В мае тридцать девятого года в Польше отчаянно, до головокружения, пахло сиренью. Ее тяжелые, влажные от утренней росы гроздья свешивались через каждый забор, нагло лезли в распахнутые окна домов в Радоме, и казалось, сам воздух был густо настоян на этом сладком, терпком аромате.
Семнадцатилетней Ирене Гут этот запах пьянил голову, обещая, что это лето будет бесконечным, а жизнь – долгой, ясной и непременно счастливой.
Война была чем-то далеким, почти нереальным. Она шуршала газетными страницами, которые с утра до вечера читал отец, и его брови сходились в глубокую, тревожную складку. Она изредка врывалась в разговоры взрослых на кухне коротким, как выстрел, словом «Гданьск», но тут же тонула в материнском «Тише, тише, не при детях».
Для Ирены и ее четырех младших сестер война была абстракцией из учебников истории, чем-то вроде походов Наполеона. А настоящая, подлинная жизнь – вот она: в теплом ветре, путающем ее русую косу, в строгих конспектах по анатомии и в великой мечте о белоснежном, хрустящем халате и десятках спасенных жизней.
– Ирена, детка, опять за книжками? – Мама вошла в комнату, неся стопку свежевыглаженного белья, пахнущего солнцем и лавандой. Она с укоризной посмотрела на гору учебников. – Отдохнула бы. Вон, Янина тебя уже трижды звала, в мяч играть.
– Мам, я почти закончила, – Ирена оторвалась от схемы кровеносной системы человека, нарисованной так подробно, что казалась живой. – Мне нужно это знать лучше всех. Врач, он как сапер, не имеет права на ошибку.
– Ты еще не врач, а только медсестра, – мягко улыбнулась мама. – И слава Богу, не сапер. Твое сердце слишком близко ко всему, дочка. Ты каждую чужую боль как свою чувствуешь. Так и сгореть недолго.
– А по-другому нельзя, мама. Если не чувствовать, то зачем тогда все это? – Ирена обвела рукой свои книги. – Я буду лучшей. Поступлю в Варшаву, выучусь на хирурга.
Мама вздохнула, ее улыбка стала немного грустной. Она подошла и погладила дочь по голове.
– Дай Бог, чтобы твои навыки пригодились только для того, чтобы лечить детские ссадины да простуду у стариков. И чтобы сердце твое не узнало настоящей боли.
Вечером за большим семейным столом разговор снова зашел о тревожном. Отец, Станислав Гут, человек основательный, инженер, привыкший верить фактам, а не слухам, был мрачнее тучи.
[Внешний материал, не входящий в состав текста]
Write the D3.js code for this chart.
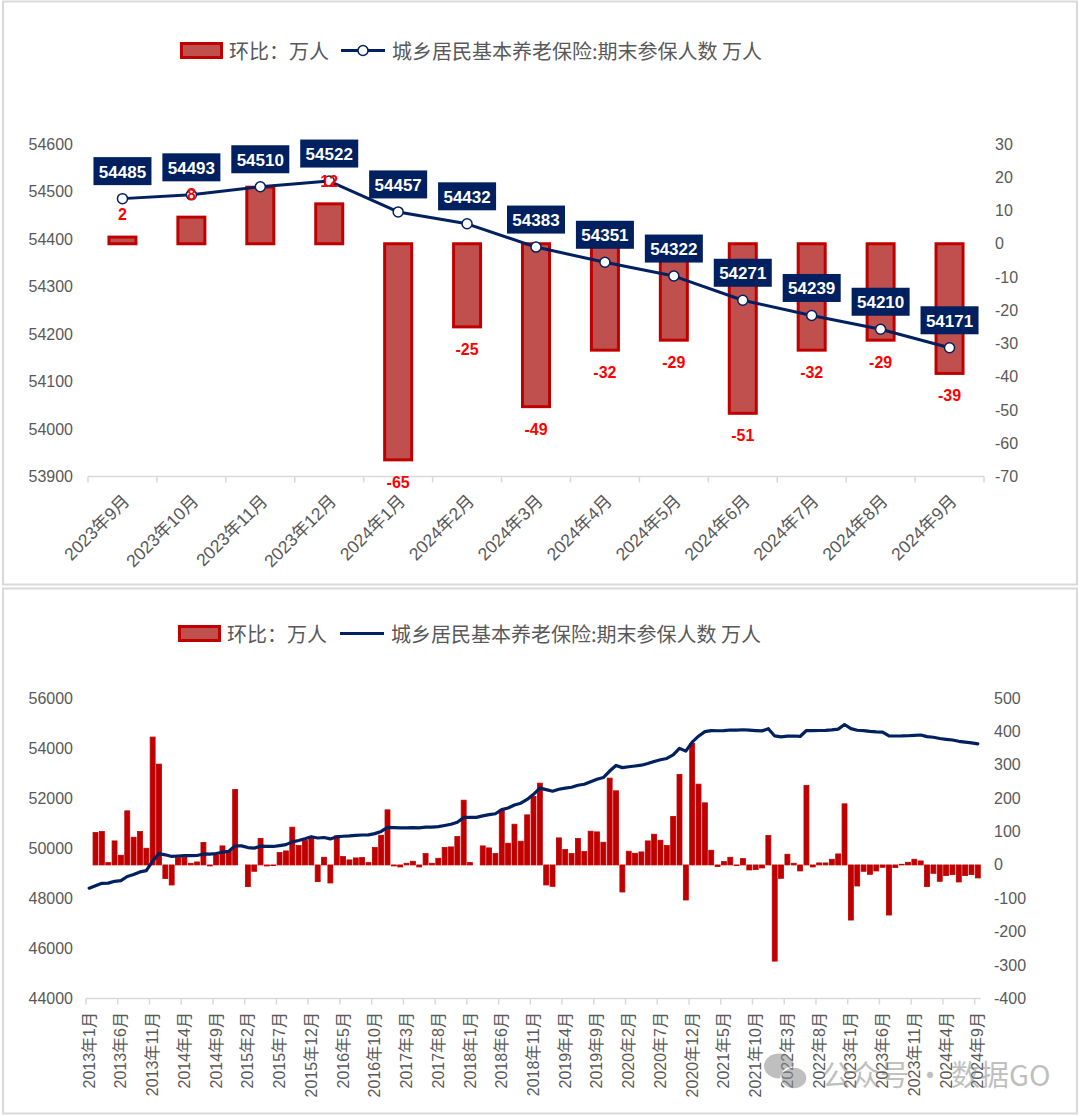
<!DOCTYPE html>
<html><head><meta charset="utf-8">
<script src="https://cdn.jsdelivr.net/npm/d3@7"></script>
<style>body{margin:0;background:#fff}</style>
</head><body>
<svg id="c" width="1080" height="1116" xmlns="http://www.w3.org/2000/svg"></svg>
<script>
// ---------- DATA ----------
const topCategories = ["2023年9月","2023年10月","2023年11月","2023年12月","2024年1月","2024年2月","2024年3月","2024年4月","2024年5月","2024年6月","2024年7月","2024年8月","2024年9月"];
const topChange = [2, 8, 17, 12, -65, -25, -49, -32, -29, -51, -32, -29, -39];
const topTotal = [54485, 54493, 54510, 54522, 54457, 54432, 54383, 54351, 54322, 54271, 54239, 54210, 54171];
const topLeftTicks = [53900, 54000, 54100, 54200, 54300, 54400, 54500, 54600];
const topRightTicks = [-70, -60, -50, -40, -30, -20, -10, 0, 10, 20, 30];

const seriesChangeName = "环比：万人";
const seriesTotalName = "城乡居民基本养老保险:期末参保人数 万人";

// monthly categories 2013-01 .. 2024-09
const monthCategories = [];
for (let y = 2013; y <= 2024; y++) for (let m = 1; m <= 12; m++) { if (y === 2024 && m > 9) break; monthCategories.push(y + "年" + m + "月"); }

const monthChange = [
  null,97,100,7,72,29,162,83,100,50,383,302,
  -41,-60,22,22,5,9,67,-3,30,57,40,226,
  null,-65,-19,79,-3,-2,37,42,113,58,73,80,
  -50,23,-54,87,25,15,21,22,7,52,89,165,
  -3,-6,5,11,-6,34,5,20,52,54,85,194,
  7,null,57,51,34,165,65,122,71,150,205,245,
  -60,-64,81,46,34,79,40,101,99,68,260,222,
  -81,41,35,39,72,92,74,58,145,271,-105,364,
  242,186,44,-5,10,23,-2,19,-15,-14,-9,88,
  -288,-40,32,5,-18,238,-6,6,6,17,33,183,
  -165,-63,-19,-28,-18,-7,-150,-8,2,8,17,12,
  -65,-25,-49,-32,-29,-51,-32,-29,-39
];
const monthTotal = [
  48404,48501,48601,48608,48680,48709,48871,48954,49054,49104,49487,49784,
  49738,49673,49690,49707,49707,49711,49773,49765,49790,49842,49877,50098,
  50095,50028,50006,50082,50076,50071,50106,50145,50255,50311,50382,50461,
  50409,50429,50373,50457,50480,50492,50511,50530,50535,50584,50671,50833,
  50826,50816,50817,50824,50814,50844,50845,50861,50909,50959,51040,51231,
  51235,51235,51292,51343,51377,51542,51607,51729,51800,51950,52155,52400,
  52340,52276,52357,52403,52437,52516,52556,52657,52756,52824,53084,53306,
  53220,53255,53284,53316,53382,53467,53535,53586,53725,53989,53878,54236,
  54475,54659,54700,54693,54700,54721,54716,54733,54715,54699,54687,54773,
  54485,54445,54477,54482,54464,54702,54696,54702,54708,54725,54758,54941,
  54776,54713,54694,54666,54648,54641,54491,54483,54485,54493,54510,54522,
  54457,54432,54383,54351,54322,54271,54239,54210,54171
];
const monthLeftTicks = [44000, 46000, 48000, 50000, 52000, 54000, 56000];
const monthRightTicks = [-400, -300, -200, -100, 0, 100, 200, 300, 400, 500];

// ---------- STYLE ----------
const NAVY = "#002060", RED = "#C00000", BARFILL = "#C0504D", GREY = "#595959", AXIS = "#D9D9D9";
const FONT = "'Liberation Sans','Noto Sans CJK SC',sans-serif";
const CJK = "'Noto Sans CJK SC','Liberation Sans',sans-serif";

const svg = d3.select("#c");
svg.append("rect").attr("width",1080).attr("height",1116).attr("fill","#fff");

// frames
svg.append("rect").attr("x",3).attr("y",1.5).attr("width",1074).attr("height",583).attr("fill","none").attr("stroke",AXIS).attr("stroke-width",2);
svg.append("rect").attr("x",3).attr("y",588.5).attr("width",1074).attr("height",525).attr("fill","none").attr("stroke",AXIS).attr("stroke-width",2);

function legend(g, y, withMarker, rectX, lineX) {
  g.append("rect").attr("x",rectX+1.5).attr("y",y-7).attr("width",40).attr("height",14)
    .attr("fill",BARFILL).attr("stroke",RED).attr("stroke-width",3);
  g.append("text").attr("x",rectX+49).attr("y",y).attr("dominant-baseline","central")
    .attr("font-family",CJK).attr("font-size",20).attr("fill",GREY).text(seriesChangeName);
  g.append("line").attr("x1",lineX).attr("x2",lineX+44).attr("y1",y).attr("y2",y)
    .attr("stroke",NAVY).attr("stroke-width",3);
  if (withMarker) g.append("circle").attr("cx",lineX+22).attr("cy",y).attr("r",5)
    .attr("fill","#fff").attr("stroke",NAVY).attr("stroke-width",1.5);
  g.append("text").attr("x",lineX+51).attr("y",y).attr("dominant-baseline","central")
    .attr("font-family",CJK).attr("font-size",20).attr("fill",GREY).text(seriesTotalName);
}

// ---------- TOP CHART ----------
{
  const g = svg.append("g");
  legend(g, 50.5, true, 180, 341);
  const x = d3.scaleBand().domain(topCategories).range([88, 984]);
  const yL = d3.scaleLinear().domain([53900, 54600]).range([476.5, 144]);
  const yR = d3.scaleLinear().domain([-70, 30]).range([476.5, 144]);
  const cx = c => x(c) + x.bandwidth()/2;
  const data = topCategories.map((c,i)=>({c, ch: topChange[i], tot: topTotal[i]}));

  // axis tick labels
  g.selectAll(".yl").data(topLeftTicks).join("text").attr("x",73).attr("y",d=>yL(d))
    .attr("text-anchor","end").attr("dominant-baseline","central")
    .attr("font-family",FONT).attr("font-size",16).attr("fill",GREY).text(d=>d);
  g.selectAll(".yr").data(topRightTicks).join("text").attr("x",995).attr("y",d=>yR(d))
    .attr("text-anchor","start").attr("dominant-baseline","central")
    .attr("font-family",FONT).attr("font-size",16).attr("fill",GREY).text(d=>d);

  // x axis
  g.append("line").attr("x1",88).attr("x2",984).attr("y1",476.5).attr("y2",476.5).attr("stroke",AXIS).attr("stroke-width",1.5);
  const bounds = topCategories.map(c=>x(c)).concat([984]);
  g.selectAll(".tk").data(bounds).join("line").attr("x1",d=>d).attr("x2",d=>d).attr("y1",476.5).attr("y2",482.5)
    .attr("stroke",AXIS).attr("stroke-width",1.5);
  g.selectAll(".xl").data(topCategories).join("text")
    .attr("transform",c=>`translate(${cx(c)+4},${498}) rotate(-45)`)
    .attr("text-anchor","end").attr("dominant-baseline","central")
    .attr("font-family",FONT).attr("font-size",17.5).attr("fill",GREY).text(c=>c);

  // bars
  const bw = 27;
  g.selectAll(".bar").data(data).join("rect")
    .attr("x",d=>cx(d.c)-bw/2).attr("width",bw)
    .attr("y",d=>Math.min(yR(0),yR(d.ch))).attr("height",d=>Math.abs(yR(d.ch)-yR(0)))
    .attr("fill",BARFILL).attr("stroke",RED).attr("stroke-width",3);

  // line
  g.append("path").datum(data).attr("fill","none").attr("stroke",NAVY).attr("stroke-width",3)
    .attr("stroke-linejoin","round")
    .attr("d",d3.line().x(d=>cx(d.c)).y(d=>yL(d.tot)));
  g.selectAll(".mk").data(data).join("circle").attr("cx",d=>cx(d.c)).attr("cy",d=>yL(d.tot)).attr("r",5)
    .attr("fill","#fff").attr("stroke",NAVY).attr("stroke-width",1.5);

  // bar labels (a label that falls under a value box is hidden, as in the original)
  const boxY = d => yL(d.tot) - 27.5;
  const labY = d => d.ch>=0 ? yR(d.ch)-22.5 : yR(d.ch)+22.5;
  const hidden = d => Math.abs(labY(d) - boxY(d)) < 14 + 6;
  g.selectAll(".bl").data(data.filter(d=>!hidden(d))).join("text").attr("x",d=>cx(d.c))
    .attr("y",labY)
    .attr("text-anchor","middle").attr("dominant-baseline","central")
    .attr("font-family",FONT).attr("font-size",16).attr("font-weight","bold").attr("fill","#FF0000")
    .text(d=>d.ch);

  // value boxes
  const bg = g.selectAll(".vb").data(data).join("g").attr("transform",d=>`translate(${cx(d.c)},${boxY(d)})`);
  bg.append("rect").attr("x",-29).attr("y",-14).attr("width",58).attr("height",28).attr("fill",NAVY);
  bg.append("text").attr("text-anchor","middle").attr("dominant-baseline","central").attr("y",1)
    .attr("font-family",FONT).attr("font-size",17).attr("font-weight","bold").attr("fill","#fff").text(d=>d.tot);
}

// ---------- BOTTOM CHART ----------
{
  const g = svg.append("g");
  legend(g, 633.5, false, 178, 340);
  const x = d3.scaleBand().domain(monthCategories).range([86, 981]);
  const yL = d3.scaleLinear().domain([44000, 56000]).range([998.5, 698]);
  const yR = d3.scaleLinear().domain([-400, 500]).range([998.5, 698]);
  const cx = c => x(c) + x.bandwidth()/2;
  const data = monthCategories.map((c,i)=>({c, ch: monthChange[i], tot: monthTotal[i], i}));

  g.selectAll(".yl").data(monthLeftTicks).join("text").attr("x",73).attr("y",d=>yL(d))
    .attr("text-anchor","end").attr("dominant-baseline","central")
    .attr("font-family",FONT).attr("font-size",16).attr("fill",GREY).text(d=>d);
  g.selectAll(".yr").data(monthRightTicks).join("text").attr("x",994).attr("y",d=>yR(d))
    .attr("text-anchor","start").attr("dominant-baseline","central")
    .attr("font-family",FONT).attr("font-size",16).attr("fill",GREY).text(d=>d);

  g.append("line").attr("x1",86).attr("x2",981).attr("y1",998.5).attr("y2",998.5).attr("stroke",AXIS).attr("stroke-width",1.5);
  const lab = data.filter(d=>d.i%5===0);
  g.selectAll(".tk").data(lab).join("line").attr("x1",d=>x(d.c)).attr("x2",d=>x(d.c)).attr("y1",998.5).attr("y2",1004.5)
    .attr("stroke",AXIS).attr("stroke-width",1.5);
  g.selectAll(".xl").data(lab).join("text")
    .attr("transform",d=>`translate(${cx(d.c)},${1012}) rotate(-90)`)
    .attr("text-anchor","end").attr("dominant-baseline","central")
    .attr("font-family",FONT).attr("font-size",16).attr("fill",GREY).text(d=>d.c);

  const bw = x.bandwidth()*0.78;
  g.selectAll(".bar").data(data.filter(d=>d.ch!==null)).join("rect")
    .attr("x",d=>cx(d.c)-bw/2).attr("width",bw)
    .attr("y",d=>Math.min(yR(0),yR(d.ch))).attr("height",d=>Math.abs(yR(d.ch)-yR(0)))
    .attr("fill",RED).attr("stroke",RED).attr("stroke-width",0.8);

  g.append("path").datum(data).attr("fill","none").attr("stroke",NAVY).attr("stroke-width",3.2)
    .attr("stroke-linejoin","round").attr("stroke-linecap","round")
    .attr("d",d3.line().x(d=>cx(d.c)).y(d=>yL(d.tot)));
}

// ---------- WATERMARK ----------
{
  const w = svg.append("g").attr("opacity",0.55);
  w.append("ellipse").attr("cx",779).attr("cy",1066).attr("rx",15).attr("ry",12.5).attr("fill","#8c8c8c");
  w.append("ellipse").attr("cx",794).attr("cy",1078).attr("rx",13).attr("ry",11).attr("fill","#8c8c8c").attr("stroke","#fff").attr("stroke-width",1.5);
  w.append("text").attr("x",822).attr("y",1073).attr("dominant-baseline","central")
    .attr("font-family",CJK).attr("font-size",29).attr("fill","#8c8c8c").text("公众号 · 数据GO");
}
</script>
</body></html>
– В «Варшавском курьере» пишут, что немецкие войска концентрируются у границы, – сказал он, не глядя ни на кого, а словно обращаясь к своей тарелке с картошкой. – Говорят об учениях. Какие могут быть учения в мае? Чехословаки тоже обещали мир. И где теперь Чехословакия?
– Станислав, прошу тебя, не за столом, – попросила мама. – Девочки слушают.
– И пусть слушают! – неожиданно жестко ответил отец, стукнув вилкой по краю тарелки. – Они должны знать, что мир – это не только платья для танцев и запах сирени. Мир стоит на пороховой бочке, а фитиль уже зажжен. Ирена, ты старшая. Ты должна понимать.
– Папа, но ведь Англия и Франция за нас заступятся, – неуверенно произнесла Ирена, повторяя то, что слышала от подруг в училище. – У нас есть гарантии. Мы их союзники.
Отец горько усмехнулся.
– Гарантии, дочка, это клочок бумаги. А у них – танки. Тысячи танков. Просто помни одно: что бы ни случилось, мы – поляки. И мы должны помогать друг другу. Слышишь? Всем, кто в беде. Не спрашивая ни веры, ни фамилии.
Его слова повисли в тишине. Младшие сестры испуганно замолчали, а Ирена почувствовала, как по спине пробежал холодок, несмотря на теплую майскую духоту.
На следующий день, идя в училище, она старалась отогнать от себя эти мысли. Город жил своей обычной жизнью. Скрипели телеги, пахли свежей выпечкой маленькие пекарни, а на углу, у своей скобяной лавки, стоял, как всегда, пан Розенберг, протирая очки кусочком замши. Его седая, ухоженная бородка смешно тряслась, когда он улыбался.